Tuesday, March 24, 2009

Tintin and the Brazilians

It's Monday. It's just gone three. School is done for the day and I'm mid seizure. Nothing about which to get concerned as I am the doer as opposed to receiver and the seizing is of nothing more dramatic than a few moments respite before returning to the chaotic fold of the teachers' room to prepare for the weeks ahead. A macchiato and a slice of something calorie laden to goad the brain into something resembling life.

Around me are fragments of the population, serenely going about whatever it is they do: A brace of Chinese girls nursing their lattes; a brace of Chinese guys sharing a coffee but not a conversation. A nervous looking girl of possibly Irish descent, grabs her belongings and scuttles for the stairs in the manner of someone who arrived early, has been killing time and is now convinced that they're more than a thirty second walk from where they're meant to be in half an hour's time.

A sullen pair of ladies ignoring each other and a Japanese guy engrossed in his Crackberry, his English grammar book, lying spread-eagle on the table; an anxious lady of Asian origin but of blatantly suburban England fashion sense plays a gentile game of musical chairs with herself while she waits for her matronly companion to return from the barista's hallowed realm bearing caffeine based refreshment and smackerel of something indulgent.

A scene much like that being played out in coffee shops across the world.

Or is it.

Sitting at the back of this scene of global homogeneity, of intra-urban cosmopolity (yes, I made it up, but it works and so it's staying), of 21st Century socio-ethnic down-turn down-time is an incongruous bespectacled figure.
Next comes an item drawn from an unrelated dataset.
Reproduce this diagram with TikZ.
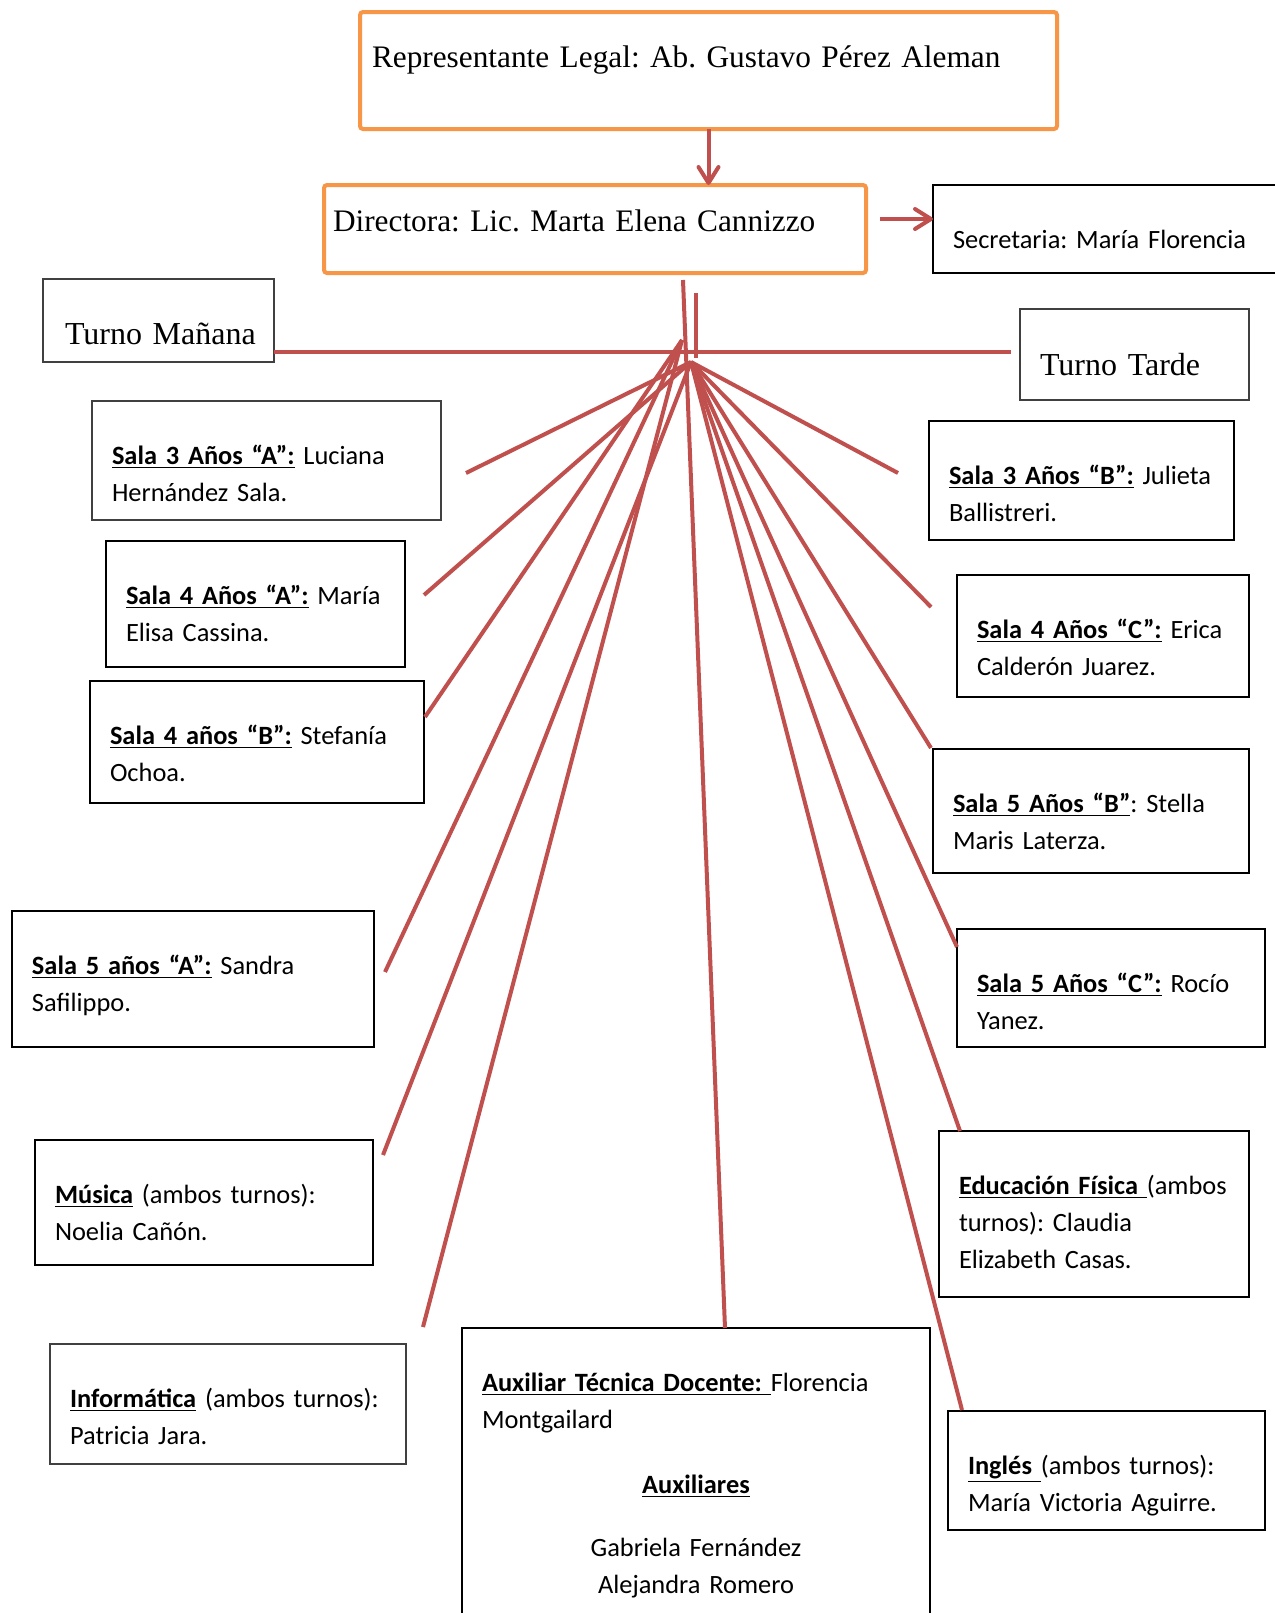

His colouring and dress sense mark him out as being of northern European origin.

If I were a gambling man I'd say he was Belgian given, that is, the style of his eye-wear and his tailoring. The bottle of sparkling water underscores his irrepressible mainland European heritage; the paper he sits before bears all the outraged hallmarks of the outraged harbingers of outrage that are the outraged journalists of the Daily Mail.

A comfort-abetting shuffle in his seat, a cursory glance around, and so, without further ado, to the nudes.

For yes, there, twixt the pages of portentious doom-mongering, of middle-English, middle-class, middle-aged whinging and uber-Conservatism lies a panoply of visual titillation. A wide - in every sense of the word - cross-section of female society rubbing shoulders and everything else with the good and the great, if only from the stapled security of print.

Were you inclined to purchase of the top-shelf, would Costa Coffee on Shaftesbury Avenue, the heart of the West End, at 3 o'clock in the afternoon be your chosen reading venue?

Clearly it would if you were Tintin.